Most of the time, when engineers are working on a problem it is in the name of improving our comfort, efficiency, safety, or our general quality of life. Robotics is a field which has the potential to touch on all of these aspects. In my previous role as a PhD student, we worked on assistive robotics and technology for older adults. Through user engagement we worked to understand the ways in which collaborative robotics can enable individuals to live in their own home for longer by automating aspects of daily tasks that might otherwise be impossible to complete alone.

How can engineering help us live and/or work more sustainably?

One of the main ways that robots can aid with sustainability is by being more efficient than the solutions that came before. What is meant by efficiency will of course differ across domains, but for example in manufacturing this might mean process efficiency which increases hourly output for the same or less energy. On the other hand, in agriculture it could be that increased precision in turn leads to increased efficiency, e.g., more accurate and targeted spraying of crops conserves resources.

Hsing-Yu Chen

What is typical day like as a Robotics Engineer?

A typical day for a robotics engineer begins with problem-solving, addressing challenges and issues related to the robots they are developing. This entails brainstorming innovative solutions to optimize robot performance, troubleshooting both hardware and software components, conducting experiments to validate the robots’ functionality, and delving into data analysis. Given the collaborative nature of their work, engineers often engage in ongoing communication with team members and clients.

What skills are required to be a good engineer?

Beyond technical proficiency, being a good engineer relies on essential problem-solving and critical thinking skills, enabling the identification and resolution of intricate engineering challenges. Equally critical is a commitment to continuous learning and stay attuned with this rapidly evolving field, ensuring that engineers can adapt to new technologies and innovate effectively.

How does engineering improve people’s lives?
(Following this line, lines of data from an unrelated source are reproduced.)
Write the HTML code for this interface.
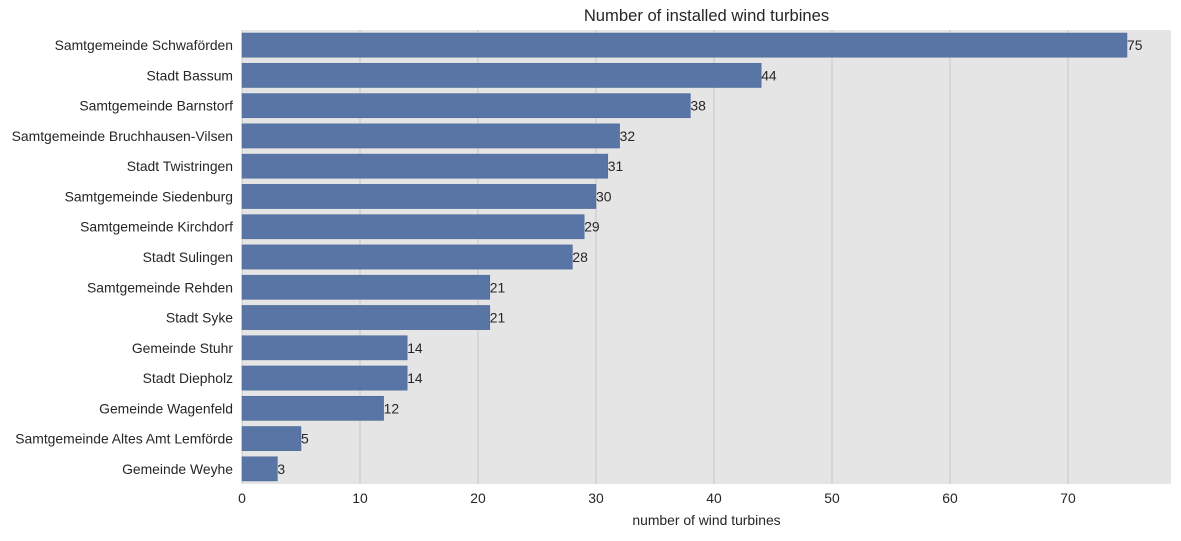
<!DOCTYPE html>
<html><head><meta charset="utf-8"><style>
body{margin:0;background:#fff;font-family:"Liberation Sans",Arial,sans-serif;}
svg text{font-family:"Liberation Sans",Arial,sans-serif;fill:#262626;}
</style></head><body>
<svg id="chart" width="1181" height="536"></svg>
<script>
const categories=["Samtgemeinde Schwaförden","Stadt Bassum","Samtgemeinde Barnstorf","Samtgemeinde Bruchhausen-Vilsen","Stadt Twistringen","Samtgemeinde Siedenburg","Samtgemeinde Kirchdorf","Stadt Sulingen","Samtgemeinde Rehden","Stadt Syke","Gemeinde Stuhr","Stadt Diepholz","Gemeinde Wagenfeld","Samtgemeinde Altes Amt Lemförde","Gemeinde Weyhe"];
const values=[75,44,38,32,31,30,29,28,21,21,14,14,12,5,3];
const xTicks=[0,10,20,30,40,50,60,70];
const NS="http://www.w3.org/2000/svg";
const svg=document.getElementById('chart');
const L=242,R=1171,T=30,B=484;
const xMax=(R-L)/11.8;
const x=v=>L+v/xMax*(R-L);
const band=(B-T)/categories.length;
const y=i=>T+i*band;
const FS=13.9;
function mk(t,a,txt){const e=document.createElementNS(NS,t);for(const k in a)e.setAttribute(k,a[k]);if(txt!==undefined)e.textContent=txt;svg.appendChild(e);return e;}
let e=mk('rect',{x:L,y:T,width:R-L,height:B-T,fill:'#e5e5e5'});


xTicks.forEach(t=>{
 let g=mk('line',{x1:x(t),x2:x(t),y1:T,y2:B,stroke:'#c8c8c8','stroke-width':1});
 
 
 let l=mk('text',{x:x(t),y:B+19,'text-anchor':'middle','font-size':FS},t);
 
 
});
categories.forEach((c,i)=>{
 const bh=band*0.8,by=y(i)+band*0.1;
 let b=mk('rect',{x:L,y:by,width:x(values[i])-L,height:bh,fill:'#5875a5',stroke:'#4a6696','stroke-width':0.5});
 
 
 let v=mk('text',{x:x(values[i]),y:by+bh/2+5,'font-size':FS},values[i]);
 
 
 let l=mk('text',{x:L-9,y:by+bh/2+5,'text-anchor':'end','font-size':FS},c);
 
 
});
let tt=mk('text',{x:(L+R)/2,y:21,'text-anchor':'middle','font-size':16.6},'Number of installed wind turbines');


let xl=mk('text',{x:(L+R)/2,y:525,'text-anchor':'middle','font-size':FS},'number of wind turbines');


</script>
</body></html>
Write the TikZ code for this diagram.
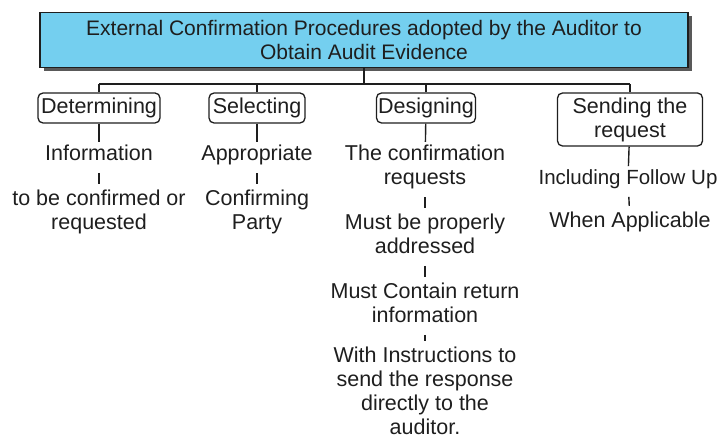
\documentclass[tikz,border=0pt]{standalone}
\usepackage{fontspec}
\setmainfont{Liberation Sans}
\usetikzlibrary{shadows}
\definecolor{titlefill}{HTML}{74CFEF}
\definecolor{ink}{HTML}{1E1E1E}
\newcommand\lstrut{\rule[-4pt]{0pt}{19pt}}
\begin{document}
\begin{tikzpicture}[x=1pt,y=-1pt,
  every node/.style={font=\fontsize{21.5}{24}\selectfont, text=ink},
  titlebox/.style={draw=ink, line width=1.6pt, fill=titlefill, minimum width=648pt, minimum height=55pt, align=center, inner sep=0pt, font=\fontsize{21}{24}\selectfont, drop shadow={shadow xshift=4pt, shadow yshift=-4pt, fill=black!65, opacity=1}},
  catbox/.style={draw=ink, line width=1.3pt, rounded corners=5pt, align=center, inner sep=0pt, fill=white},
  item/.style={align=center, inner sep=0pt},
  link/.style={draw=ink, line width=1.4pt},
  bar/.style={link, shorten <=8pt, shorten >=6pt},
  drop/.style={link, shorten >=3pt}]
\useasboundingbox (0,0) rectangle (721,438);

\node[titlebox] (title) at (364,40) {External Confirmation Procedures adopted by the Auditor to\\Obtain Audit Evidence};

\node[catbox, minimum width=122pt, minimum height=30pt] (det) at (99,108) {Determining};
\node[catbox, minimum width=96pt, minimum height=30pt] (sel) at (257,108) {Selecting};
\node[catbox, minimum width=99pt, minimum height=30pt] (des) at (426,108) {Designing};
\node[catbox, minimum width=145pt, minimum height=53pt] (snd) at (630,119.5) {Sending the\\request};

\coordinate (hub) at (364,84);
\coordinate (hl) at (99,84);
\coordinate (hr) at (630,84);
\draw[link] (title.south) -- (hub);
\draw[link] (hl) -- (hr);
\draw[link] (det.north) -- (hl);
\draw[link] (sel.north) -- (sel.north |- hub);
\draw[link] (des.north) -- (des.north |- hub);
\draw[link] (snd.north) -- (hr);

% Determining column
\node[item] (d1) at (99,155) {\lstrut Information};
\node[item] (d2) at (99,212) {\lstrut to be confirmed or\\\lstrut requested};
\draw[drop] (det) -- (d1);
\draw[bar] (d1) -- (d2);

% Selecting column
\node[item] (s1) at (257,155) {\lstrut Appropriate};
\node[item] (s2) at (257,212) {\lstrut Confirming\\\lstrut Party};
\draw[drop] (sel) -- (s1);
\draw[bar] (s1) -- (s2);

% Designing column
\node[item] (g1) at (425,167) {\lstrut The confirmation\\\lstrut requests};
\node[item] (g2) at (425,236) {\lstrut Must be properly\\\lstrut addressed};
\node[item] (g3) at (425,305) {\lstrut Must Contain return\\\lstrut information};
\node[item] (g4) at (425,393) {\lstrut With Instructions to\\\lstrut send the response\\\lstrut directly to the\\\lstrut auditor.};
\draw[drop] (des) -- (g1);
\draw[bar] (g1) -- (g2);
\draw[bar] (g2) -- (g3);
\draw[bar] (g3) -- (g4);

% Sending column
\node[item, font=\fontsize{20.5}{24}\selectfont] (n1) at (628,179) {\lstrut Including Follow Up};
\node[item] (n2) at (630,222) {\lstrut When Applicable};
\draw[drop] (snd) -- (n1);
\draw[bar] (n1) -- (n2);
\end{tikzpicture}
\end{document}
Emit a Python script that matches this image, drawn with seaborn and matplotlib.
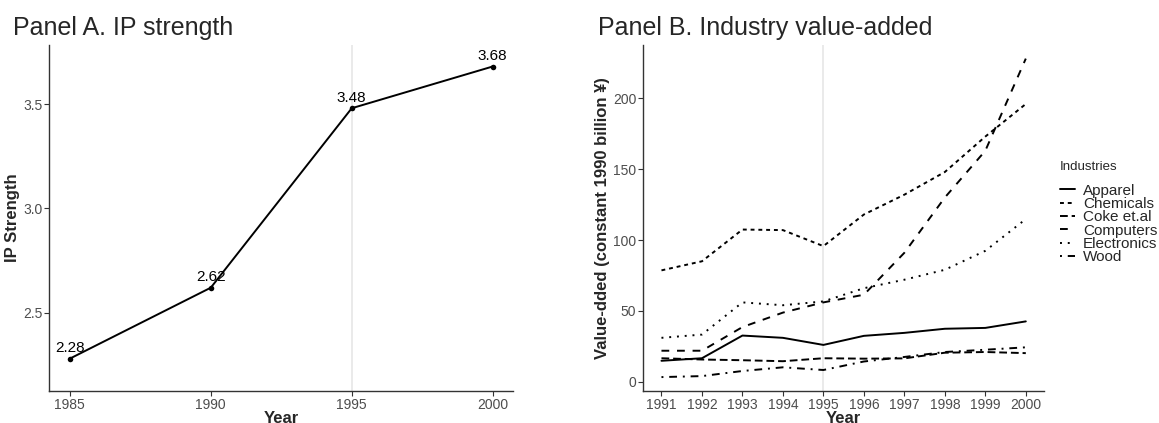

Robotics engineering plays a pivotal role in enhancing people’s lives in numerous ways. For instance, the creation of surgical robots and prosthetic limbs improves the quality of medical treatments and enhances the lives of patients. Autonomous vehicles not only increase transportation efficiency but also enhance road safety. Assistive robots simplify daily tasks, making life more convenient and accessible for individuals. These advancements underscore the transformative impact of robotics engineering on our daily existence and overall well-being.

How can engineering help us live and/or work more sustainably?

Robotic engineering offers substantial potential to enhance sustainable living and working in various domains. This can be achieved by automating industrial processes to boost efficiency, optimising resource utilisation to reduce consumption and lower carbon emissions, improving recycling rates through precise sorting, and monitoring environmental changes. These technologies have the potential to create a more environmentally friendly and resilient world.